__TASK TO COMPLETE__:
Leave out the pictures and retype only the lines from the opening line to the line that holds "PW, PH = W - ML - MR, H - MT - MB", both ends included.

__SUPPLIED INFORMATION__:

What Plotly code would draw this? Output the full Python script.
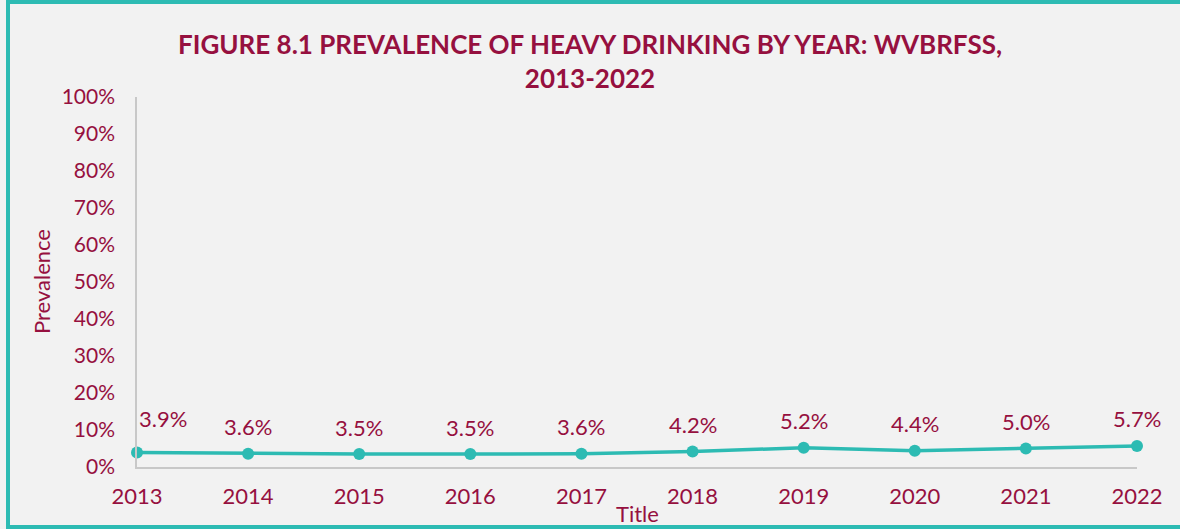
import plotly.graph_objects as go

years = [2013, 2014, 2015, 2016, 2017, 2018, 2019, 2020, 2021, 2022]
prevalence = [0.039, 0.036, 0.035, 0.035, 0.036, 0.042, 0.052, 0.044, 0.050, 0.057]
y_ticks = [0, 0.1, 0.2, 0.3, 0.4, 0.5, 0.6, 0.7, 0.8, 0.9, 1.0]
y_tick_labels = ["0%", "10%", "20%", "30%", "40%", "50%", "60%", "70%", "80%", "90%", "100%"]

TEAL = "#2dbbb3"
MAROON = "#96103f"
FONT = "Lato"

W, H = 1180, 529
ML, MR, MT, MB = 137, 43, 97, 62
PW, PH = W - ML - MR, H - MT - MB


def px_x(x):
    return (x - ML) / PW


def px_y(y):
    return (H - MB - y) / PH


fig = go.Figure()
fig.add_trace(go.Scatter(
    x=years, y=prevalence, mode="lines+markers",
    line=dict(color=TEAL, width=3.5),
    marker=dict(color=TEAL, size=12),
    cliponaxis=False, hoverinfo="skip", showlegend=False,
))

# value labels above each point
for i, (yr, v) in enumerate(zip(years, prevalence)):
    fig.add_annotation(
        x=yr, y=v, text=f"{v * 100:.1f}%", showarrow=False,
        yshift=34 if i == 0 else 27, xshift=26 if i == 0 else 0,
        font=dict(family=FONT, size=22, color=MAROON),
    )

fig.add_annotation(
    x=px_x(41), y=px_y(282), xref="paper", yref="paper",
    xanchor="center", yanchor="middle",
    text="Prevalence", textangle=-90, showarrow=False,
    font=dict(family=FONT, size=22, color=MAROON),
)
fig.add_annotation(
    x=px_x(637), y=px_y(513), xref="paper", yref="paper",
    xanchor="center", yanchor="middle",
    text="Title", showarrow=False,
    font=dict(family=FONT, size=22, color=MAROON),
)

# teal frame around the chart
fig.add_shape(
    type="rect", xref="paper", yref="paper",
    x0=px_x(8), x1=px_x(1192), y0=px_y(527), y1=px_y(2),
    line=dict(color=TEAL, width=4), fillcolor="rgba(0,0,0,0)", layer="above",
)

fig.update_layout(
    width=W, height=H,
    margin=dict(l=ML, r=MR, t=MT, b=MB),
    paper_bgcolor="#f2f2f2", plot_bgcolor="#f2f2f2",
    title=dict(
        text="<b>FIGURE 8.1 PREVALENCE OF HEAVY DRINKING BY YEAR: WVBRFSS,<br>2013-2022</b>",
        x=0.5, xanchor="center", y=1 - 54 / H, yanchor="middle",
        font=dict(family=FONT, size=26, color=MAROON),
    ),
    xaxis=dict(
        range=[2013, 2022], tickvals=years, ticktext=[str(y) for y in years],
        showgrid=False, zeroline=False, showline=True, linecolor="#c8c8c8", linewidth=1.5,
        tickfont=dict(family=FONT, size=22, color=MAROON), ticks="", ticklabelstandoff=9,
        fixedrange=True,
    ),
    yaxis=dict(
        range=[0, 1], tickvals=y_ticks, ticktext=y_tick_labels,
        showgrid=False, zeroline=False, showline=True, linecolor="#c8c8c8", linewidth=1.5,
        tickfont=dict(family=FONT, size=21, color=MAROON), ticks="", ticklabelstandoff=16,
        fixedrange=True,
    ),
)

fig.write_html("out.html")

__FINAL RESULT__:
What Plotly code would draw this? Output the full Python script.
import plotly.graph_objects as go

years = [2013, 2014, 2015, 2016, 2017, 2018, 2019, 2020, 2021, 2022]
prevalence = [0.039, 0.036, 0.035, 0.035, 0.036, 0.042, 0.052, 0.044, 0.050, 0.057]
y_ticks = [0, 0.1, 0.2, 0.3, 0.4, 0.5, 0.6, 0.7, 0.8, 0.9, 1.0]
y_tick_labels = ["0%", "10%", "20%", "30%", "40%", "50%", "60%", "70%", "80%", "90%", "100%"]

TEAL = "#2dbbb3"
MAROON = "#96103f"
FONT = "Lato"

W, H = 1180, 529
ML, MR, MT, MB = 137, 43, 97, 62
PW, PH = W - ML - MR, H - MT - MB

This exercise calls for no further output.